SD-WAN provides far more flexibility with cellular connectivity, whether as a secondary transport for redundancy or as a primary transport for fully remote locations. The ability for SD-WAN to easily add cellular along with MPLS or broadband and direct the traffic for each link makes cellular connectivity a more viable transport for businesses.
When a primary transport is taken out by a backhoe or other unforeseen circumstance, SD-WAN provides a second transport to aid disaster recovery. In the case of natural disasters when all local infrastructure is down, SD-WAN cellular connections can help maintain business continuity by keeping a branch location online during prolonged interruptions.
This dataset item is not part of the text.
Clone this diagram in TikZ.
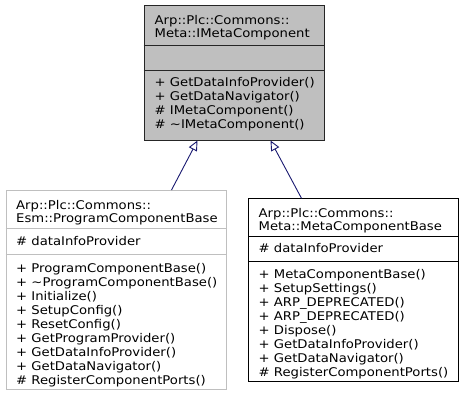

MPLS services are complicated to deploy and configure. Making changes to MPLS are difficult and time-consuming, but SD-WANs enable self-managed services so the company itself is in control of changes and timelines instead of carriers.
When companies use cloud-based applications extensively, deeper insights into applications, users, usage and routing are especially valuable. Legacy connections, like MPLS, don't generally provide the depth of statistics that SD-WAN can provide.
How to overcome SD-WAN challenges
While SD-WAN has its disadvantages, IT teams shouldn't let them stand in the way of investigating or deploying this technology. These issues are important considerations in the planning process, and teams can balance the potential downsides against the business advantages to see if SD-WAN makes sense for the business. Armed with both the advantages and disadvantages, IT departments and business leaders can determine the best course of action in their SD-WAN plans.